Omit all pictures, then retype the data exactly as given.

○ ○ ○ ○

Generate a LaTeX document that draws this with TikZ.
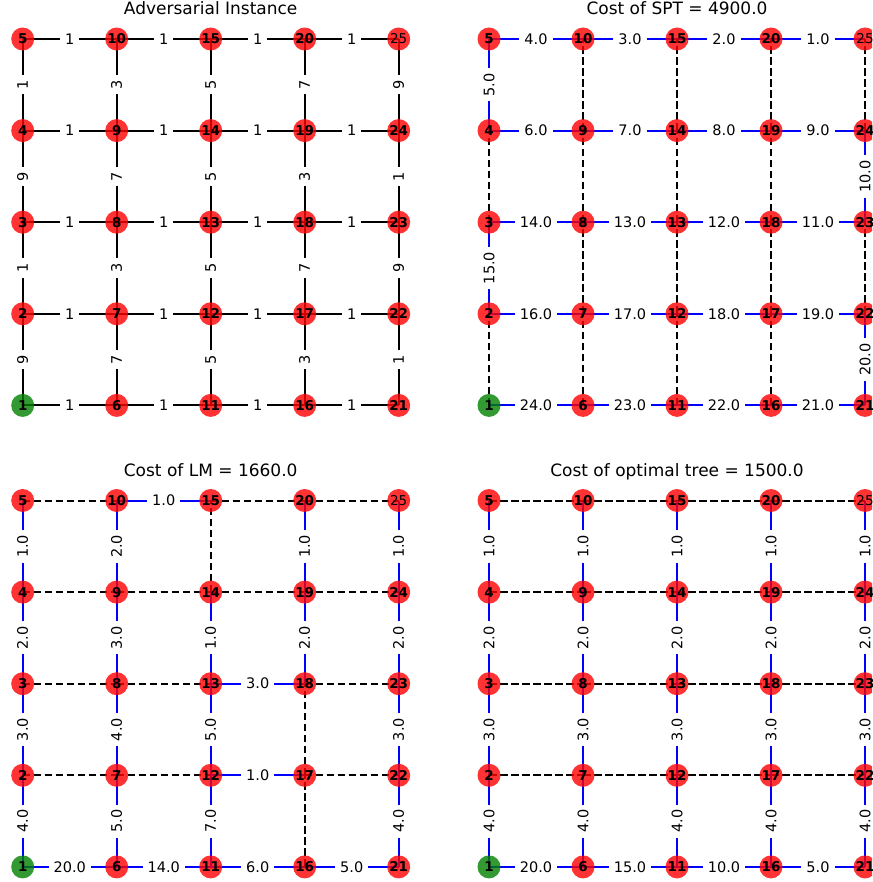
\documentclass[tikz,border=0pt]{standalone}
\usepackage{fontspec}
\setmainfont{DejaVu Sans}
\pgfdeclarelayer{edgelayer}
\pgfsetlayers{edgelayer,main}
\definecolor{ngreen}{RGB}{0,128,0}
\newcommand\mkpanel[3]{%
 \foreach \k in {1,...,25}{%
  \pgfmathtruncatemacro\cc{(\k-1)/5}%
  \pgfmathtruncatemacro\rr{mod(\k-1,5)}%
  \ifnum\k=1 \def\vs{vgreen}\else\ifnum\k=25 \def\vs{vlight}\else\def\vs{vred}\fi\fi
  \node[\vs] (#1\k) at ({#2+94*\cc},{#3+91.6*(4-\rr)}) {\k};
 }}
\newcommand\hedgs[3]{\foreach \u/\v/\l in {#3}{\draw[#2] (#1\u.center) -- node[hlab]{\l} (#1\v.center);}}
\newcommand\vedgs[3]{\foreach \u/\v/\l in {#3}{\draw[#2] (#1\u.center) -- node[vlab]{\l} (#1\v.center);}}
\newcommand\dedgs[2]{\foreach \u/\v in {#2}{\draw[dsh] (#1\u.center) -- (#1\v.center);}}
\begin{document}
\begin{tikzpicture}[x=1pt,y=-1pt,
  vbase/.style={circle,fill opacity=0.8,text opacity=1,minimum size=23pt,inner sep=0pt,text=black},
  vred/.style={vbase,fill=red,font=\fontsize{13.5}{13.5}\selectfont\bfseries},
  vgreen/.style={vbase,fill=ngreen,font=\fontsize{13.5}{13.5}\selectfont\bfseries},
  vlight/.style={vbase,fill=red,font=\fontsize{13.5}{13.5}\selectfont},
  hlab/.style={fill=white,inner xsep=5pt,inner ysep=2pt,text=black,font=\fontsize{14.5}{16}\selectfont},
  vlab/.style={hlab,rotate=90},
  blk/.style={draw=black,line width=2pt},
  blu/.style={draw=blue,line width=2pt},
  dsh/.style={draw=black,line width=2pt,dash pattern=on 7.5pt off 3.5pt},
  ttl/.style={anchor=base,font=\fontsize{17}{18}\selectfont,text=black}]
\useasboundingbox (0,0) rectangle (872,882);
\clip (0,0) rectangle (872,882);
\node[ttl] (t1) at (210.7,15) {Adversarial Instance};
\node[ttl] (t2) at (677,15) {Cost of SPT = 4900.0};
\node[ttl] (t3) at (210.7,476) {Cost of LM = 1660.0};
\node[ttl] (t4) at (677,476) {Cost of optimal tree = 1500.0};
\mkpanel{a}{22.7}{39}
\mkpanel{b}{489}{39}
\mkpanel{c}{22.7}{500.5}
\mkpanel{d}{489}{500.5}
\begin{pgfonlayer}{edgelayer}
% panel a
\hedgs{a}{blk}{1/6/1,6/11/1,11/16/1,16/21/1,2/7/1,7/12/1,12/17/1,17/22/1,3/8/1,8/13/1,13/18/1,18/23/1,4/9/1,9/14/1,14/19/1,19/24/1,5/10/1,10/15/1,15/20/1,20/25/1}
\vedgs{a}{blk}{1/2/9,2/3/1,3/4/9,4/5/1,6/7/7,7/8/3,8/9/7,9/10/3,11/12/5,12/13/5,13/14/5,14/15/5,16/17/3,17/18/7,18/19/3,19/20/7,21/22/1,22/23/9,23/24/1,24/25/9}
% panel b
\hedgs{b}{blu}{5/10/4.0,10/15/3.0,15/20/2.0,20/25/1.0,4/9/6.0,9/14/7.0,14/19/8.0,19/24/9.0,3/8/14.0,8/13/13.0,13/18/12.0,18/23/11.0,2/7/16.0,7/12/17.0,12/17/18.0,17/22/19.0,1/6/24.0,6/11/23.0,11/16/22.0,16/21/21.0}
\vedgs{b}{blu}{4/5/5.0,2/3/15.0,23/24/10.0,21/22/20.0}
\dedgs{b}{1/2,3/4,6/7,7/8,8/9,9/10,11/12,12/13,13/14,14/15,16/17,17/18,18/19,19/20,22/23,24/25}
% panel c
\hedgs{c}{blu}{10/15/1.0,13/18/3.0,12/17/1.0,1/6/20.0,6/11/14.0,11/16/6.0,16/21/5.0}
\dedgs{c}{5/10,15/20,20/25,4/9,9/14,14/19,19/24,3/8,8/13,18/23,2/7,7/12,17/22}
\vedgs{c}{blu}{4/5/1.0,3/4/2.0,2/3/3.0,1/2/4.0,9/10/2.0,8/9/3.0,7/8/4.0,6/7/5.0,13/14/1.0,12/13/5.0,11/12/7.0,19/20/1.0,18/19/2.0,24/25/1.0,23/24/2.0,22/23/3.0,21/22/4.0}
\dedgs{c}{14/15,17/18,16/17}
% panel d
\hedgs{d}{blu}{1/6/20.0,6/11/15.0,11/16/10.0,16/21/5.0}
\dedgs{d}{2/7,7/12,12/17,17/22,3/8,8/13,13/18,18/23,4/9,9/14,14/19,19/24,5/10,10/15,15/20,20/25}
\vedgs{d}{blu}{4/5/1.0,3/4/2.0,2/3/3.0,1/2/4.0,9/10/1.0,8/9/2.0,7/8/3.0,6/7/4.0,14/15/1.0,13/14/2.0,12/13/3.0,11/12/4.0,19/20/1.0,18/19/2.0,17/18/3.0,16/17/4.0,24/25/1.0,23/24/2.0,22/23/3.0,21/22/4.0}
\end{pgfonlayer}
\end{tikzpicture}
\end{document}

○ ○ ○ ○

• [RESULT FOR THIS EXERCISE]
Generate a LaTeX document that draws this with TikZ.
\documentclass[tikz,border=0pt]{standalone}
\usepackage{fontspec}
\setmainfont{DejaVu Sans}
\pgfdeclarelayer{edgelayer}
\pgfsetlayers{edgelayer,main}
\definecolor{ngreen}{RGB}{0,128,0}
\newcommand\mkpanel[3]{%
 \foreach \k in {1,...,25}{%
  \pgfmathtruncatemacro\cc{(\k-1)/5}%
  \pgfmathtruncatemacro\rr{mod(\k-1,5)}%
  \ifnum\k=1 \def\vs{vgreen}\else\ifnum\k=25 \def\vs{vlight}\else\def\vs{vred}\fi\fi
  \node[\vs] (#1\k) at ({#2+94*\cc},{#3+91.6*(4-\rr)}) {\k};
 }}
\newcommand\hedgs[3]{\foreach \u/\v/\l in {#3}{\draw[#2] (#1\u.center) -- node[hlab]{\l} (#1\v.center);}}
\newcommand\vedgs[3]{\foreach \u/\v/\l in {#3}{\draw[#2] (#1\u.center) -- node[vlab]{\l} (#1\v.center);}}
\newcommand\dedgs[2]{\foreach \u/\v in {#2}{\draw[dsh] (#1\u.center) -- (#1\v.center);}}
\begin{document}
\begin{tikzpicture}[x=1pt,y=-1pt,
  vbase/.style={circle,fill opacity=0.8,text opacity=1,minimum size=23pt,inner sep=0pt,text=black},
  vred/.style={vbase,fill=red,font=\fontsize{13.5}{13.5}\selectfont\bfseries},
  vgreen/.style={vbase,fill=ngreen,font=\fontsize{13.5}{13.5}\selectfont\bfseries},
  vlight/.style={vbase,fill=red,font=\fontsize{13.5}{13.5}\selectfont},
  hlab/.style={fill=white,inner xsep=5pt,inner ysep=2pt,text=black,font=\fontsize{14.5}{16}\selectfont},
  vlab/.style={hlab,rotate=90},
  blk/.style={draw=black,line width=2pt},
  blu/.style={draw=blue,line width=2pt},
  dsh/.style={draw=black,line width=2pt,dash pattern=on 7.5pt off 3.5pt},
  ttl/.style={anchor=base,font=\fontsize{17}{18}\selectfont,text=black}]
\useasboundingbox (0,0) rectangle (872,882);
\clip (0,0) rectangle (872,882);
\node[ttl] (t1) at (210.7,15) {Adversarial Instance};
\node[ttl] (t2) at (677,15) {Cost of SPT = 4900.0};
\node[ttl] (t3) at (210.7,476) {Cost of LM = 1660.0};
\node[ttl] (t4) at (677,476) {Cost of optimal tree = 1500.0};
\mkpanel{a}{22.7}{39}
\mkpanel{b}{489}{39}
\mkpanel{c}{22.7}{500.5}
\mkpanel{d}{489}{500.5}
\begin{pgfonlayer}{edgelayer}
% panel a
\hedgs{a}{blk}{1/6/1,6/11/1,11/16/1,16/21/1,2/7/1,7/12/1,12/17/1,17/22/1,3/8/1,8/13/1,13/18/1,18/23/1,4/9/1,9/14/1,14/19/1,19/24/1,5/10/1,10/15/1,15/20/1,20/25/1}
\vedgs{a}{blk}{1/2/9,2/3/1,3/4/9,4/5/1,6/7/7,7/8/3,8/9/7,9/10/3,11/12/5,12/13/5,13/14/5,14/15/5,16/17/3,17/18/7,18/19/3,19/20/7,21/22/1,22/23/9,23/24/1,24/25/9}
% panel b
\hedgs{b}{blu}{5/10/4.0,10/15/3.0,15/20/2.0,20/25/1.0,4/9/6.0,9/14/7.0,14/19/8.0,19/24/9.0,3/8/14.0,8/13/13.0,13/18/12.0,18/23/11.0,2/7/16.0,7/12/17.0,12/17/18.0,17/22/19.0,1/6/24.0,6/11/23.0,11/16/22.0,16/21/21.0}
\vedgs{b}{blu}{4/5/5.0,2/3/15.0,23/24/10.0,21/22/20.0}
\dedgs{b}{1/2,3/4,6/7,7/8,8/9,9/10,11/12,12/13,13/14,14/15,16/17,17/18,18/19,19/20,22/23,24/25}
% panel c
\hedgs{c}{blu}{10/15/1.0,13/18/3.0,12/17/1.0,1/6/20.0,6/11/14.0,11/16/6.0,16/21/5.0}
\dedgs{c}{5/10,15/20,20/25,4/9,9/14,14/19,19/24,3/8,8/13,18/23,2/7,7/12,17/22}
\vedgs{c}{blu}{4/5/1.0,3/4/2.0,2/3/3.0,1/2/4.0,9/10/2.0,8/9/3.0,7/8/4.0,6/7/5.0,13/14/1.0,12/13/5.0,11/12/7.0,19/20/1.0,18/19/2.0,24/25/1.0,23/24/2.0,22/23/3.0,21/22/4.0}
\dedgs{c}{14/15,17/18,16/17}
% panel d
\hedgs{d}{blu}{1/6/20.0,6/11/15.0,11/16/10.0,16/21/5.0}
\dedgs{d}{2/7,7/12,12/17,17/22,3/8,8/13,13/18,18/23,4/9,9/14,14/19,19/24,5/10,10/15,15/20,20/25}
\vedgs{d}{blu}{4/5/1.0,3/4/2.0,2/3/3.0,1/2/4.0,9/10/1.0,8/9/2.0,7/8/3.0,6/7/4.0,14/15/1.0,13/14/2.0,12/13/3.0,11/12/4.0,19/20/1.0,18/19/2.0,17/18/3.0,16/17/4.0,24/25/1.0,23/24/2.0,22/23/3.0,21/22/4.0}
\end{pgfonlayer}
\end{tikzpicture}
\end{document}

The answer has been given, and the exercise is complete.